Embryonic Radial Glia

The radial glia was first revealed by the Golgi silver impregnation at the turn of the twentieth century and later described by Rakic in the early 1970s. They have a highly organized palisading cytoarchitecture, in relation to their role in neuronal migration from the ventricular zone to the cortical layers. In the developing CNS, cell bodies of the radial glia lose their ventricular insertion and migrate toward the brain surface. In the monkey, these glial cells appear during the first third of gestation, first in the spinal cord and then in the diencephalon, the telencephalon, and the cerebellum. During the peak of neurogenesis, there are two distinct classes of proliferative cells: those expressing GFAP that will give rise to radial glia and those not expressing this marker (i.e., neuroblasts). These GFAP+ and GFAP- cells are intermixed in the ventricular and subventricular zones, which illustrates that glial and neuronal cell lines coexist within the early fetal proliferative zones and that the onset of glial phenotypic expression occurs prior to the last division of neuroblasts. Expression of embryonic radial glial identity requires the presence of extrinsic soluble signals is in embryonic forebrain, including neuronal factors.

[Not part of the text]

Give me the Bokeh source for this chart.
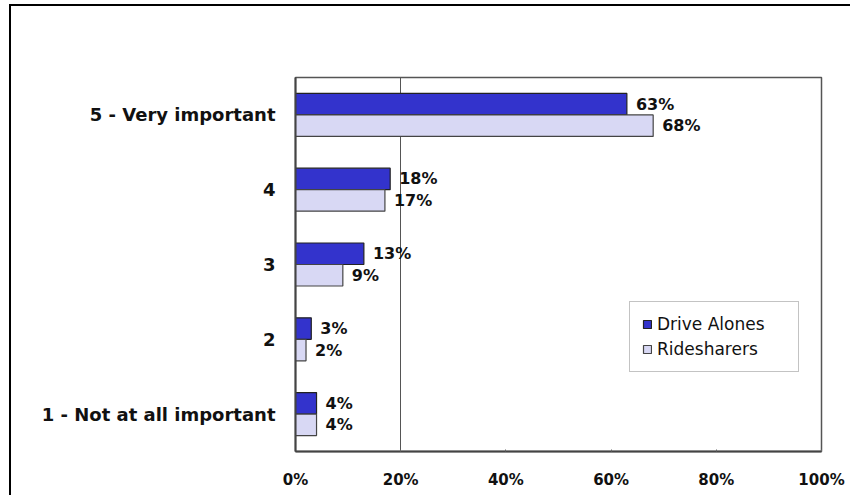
from bokeh.plotting import figure
from bokeh.models import ColumnDataSource, PrintfTickFormatter, FixedTicker
from bokeh.transform import dodge
from bokeh.core.properties import value
from bokeh.embed import file_html
from bokeh.resources import INLINE

categories = ["5 - Very important", "4", "3", "2", "1 - Not at all important"]
drive_alones = [63, 18, 13, 3, 4]
ridesharers = [68, 17, 9, 2, 4]
x_ticks = [0, 20, 40, 60, 80, 100]

src = ColumnDataSource(dict(
    cat=categories,
    da=drive_alones,
    rs=ridesharers,
    da_lbl=[f"{v}%" for v in drive_alones],
    rs_lbl=[f"{v}%" for v in ridesharers],
))

FONT = "DejaVu Sans"

p = figure(y_range=list(reversed(categories)), x_range=(0, 100),
           width=841, height=491, output_backend="svg", toolbar_location=None,
           min_border_left=284, min_border_right=31, min_border_top=71,
           min_border_bottom=46)
p.styles = {"border-top": "2px solid black", "border-left": "2px solid black",
            "margin-left": "9px", "margin-top": "4px"}
p.background_fill_color = "white"
p.border_fill_color = "white"
p.outline_line_color = "#555555"
p.outline_line_width = 1.5

BH = 0.2875
OFF = 0.144

p.hbar(y=dodge("cat", OFF, range=p.y_range), right="da", left=0, height=BH,
       source=src, fill_color="#3333CC", line_color="#222222", line_width=1.2,
       legend_label="Drive Alones")
p.hbar(y=dodge("cat", -OFF, range=p.y_range), right="rs", left=0, height=BH,
       source=src, fill_color="#D8D8F4", line_color="#444444", line_width=1.2,
       legend_label="Ridesharers")

p.text(x="da", y=dodge("cat", OFF, range=p.y_range), text="da_lbl", source=src,
       x_offset=9, text_baseline="middle", text_align="left",
       text_font=value(FONT), text_font_size=value("16px"),
       text_font_style=value("bold"), text_color="#111111")
p.text(x="rs", y=dodge("cat", -OFF, range=p.y_range), text="rs_lbl", source=src,
       x_offset=9, text_baseline="middle", text_align="left",
       text_font=value(FONT), text_font_size=value("16px"),
       text_font_style=value("bold"), text_color="#111111")

# grid
p.ygrid.grid_line_color = None
p.xgrid.ticker = FixedTicker(ticks=[20])
p.xgrid.grid_line_color = "#555555"
p.xgrid.grid_line_width = 1

# x axis
p.xaxis.ticker = FixedTicker(ticks=x_ticks)
p.xaxis.formatter = PrintfTickFormatter(format="%d%%")
p.xaxis.major_tick_in = 2
p.xaxis.major_tick_out = 0
p.xaxis.minor_tick_line_color = None
p.xaxis.axis_line_color = "#444444"
p.xaxis.axis_line_width = 2
p.xaxis.major_tick_line_color = "#666666"
p.xaxis.major_label_standoff = 19
p.xaxis.major_label_text_font = FONT
p.xaxis.major_label_text_font_size = "15px"
p.xaxis.major_label_text_font_style = "bold"
p.xaxis.major_label_text_color = "#111111"

# y axis
p.yaxis.major_tick_in = 0
p.yaxis.major_tick_out = 0
p.yaxis.minor_tick_line_color = None
p.yaxis.axis_line_color = "#444444"
p.yaxis.axis_line_width = 2
p.yaxis.major_label_standoff = 20
p.yaxis.major_label_text_font = FONT
p.yaxis.major_label_text_font_size = "18px"
p.yaxis.major_label_text_font_style = "bold"
p.yaxis.major_label_text_color = "#111111"

# legend
lg = p.legend[0]
lg.location = (334, 79)
lg.glyph_width = 10
lg.glyph_height = 10
lg.label_height = 16
lg.label_width = 129
lg.label_standoff = 5
lg.spacing = 5
lg.padding = 12
lg.margin = 0
lg.label_text_font = FONT
lg.label_text_font_size = "17px"
lg.label_text_color = "#111111"
lg.border_line_color = "#888888"
lg.border_line_width = 1
lg.background_fill_color = "white"
lg.background_fill_alpha = 1

open("out.html", "w").write(file_html(p, INLINE))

By using a Golgi technique, Schmechel and Rakic showed in the monkey brain that radial glia transforms into astrocytes. Radial glial cells assume a variety of transitional forms during the process of this transformation into mature astrocytes. This transformation occurs in different areas of the CNS at a specific embryonic age and is initiated after neuronal migration has begun to subside. The bipolar radial cell becomes transformed into the astrocytic multipolar form; this may occur directly or with a monopolar radial form as an intermediate state of transformation (Fig. 2). The number of astroglial cells increases at an accelerated pace after neurogenesis is complete.

A recent discovery suggests that in the developing CNS, radial glial cells may have the potential to self-renew and to generate both neurons and astrocytes; these data led to the concept that a lineage relationship between these two cell types underlies the radial organization of the neocortex.